Announcing the package at the end of last year, in a message proclaiming it a ‘festive bonus’, the government says the measures will improve the lives of workers across the UK.

From 6 April, a new statutory unpaid leave entitlement for employees with caring responsibilities comes into force as part of the Carer’s Leave Act. Individuals will be able to take up to one week of unpaid carer’s leave in any 12-month period.

Also, in the same month, the Employment Relations (Flexible Working) Act kicks in and will become a day one right for all workers including agency staff.

From 6 April, individuals will be able to take up to one week of unpaid carer’s leave. Photograph: iStock 

In September, the Workers (predictable Terms and Conditions) Act 2023 is expected to come into force which introduces a new statutory right to request a more predicable working pattern. It will apply to workers whose existing working patterns lack certainty in terms of hours or times they work. It will also apply to agency workers.

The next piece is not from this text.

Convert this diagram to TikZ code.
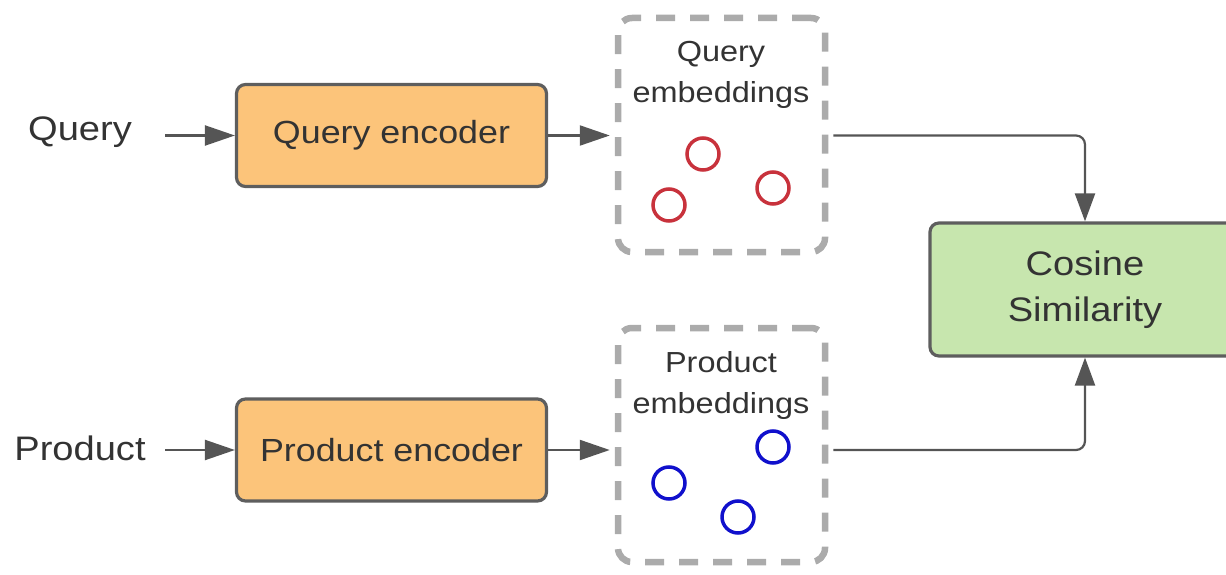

October sees updated duties for employers to prevent sexual harassment in their workplaces. The Worker Protection (Amendment of Equality Act 2010) Act will require employers to “take reasonable steps to prevent sexual harassment of their employees”.

The announcement states that: "These measures will improve the lives of hard-working families across Britain, aiding workers who have caring responsibilities or parents at risk of redundancy and ensuring everyone is able work as flexibly as needed."

However, the TUC pointed out that some of the ‘new’ rights date back some years – flexible working was pledged by the Conservatives in their 2019 manifesto – and that many fall short of what’s needed.

TUC General Secretary Paul Nowak said: “Today’s reheated announcements are crumbs for working people compared to the full employment bill the Conservatives promised in their manifesto. 

“These small changes do nothing to address the boom in insecure work and zero hours contracts which has taken place on the Tories’ watch.”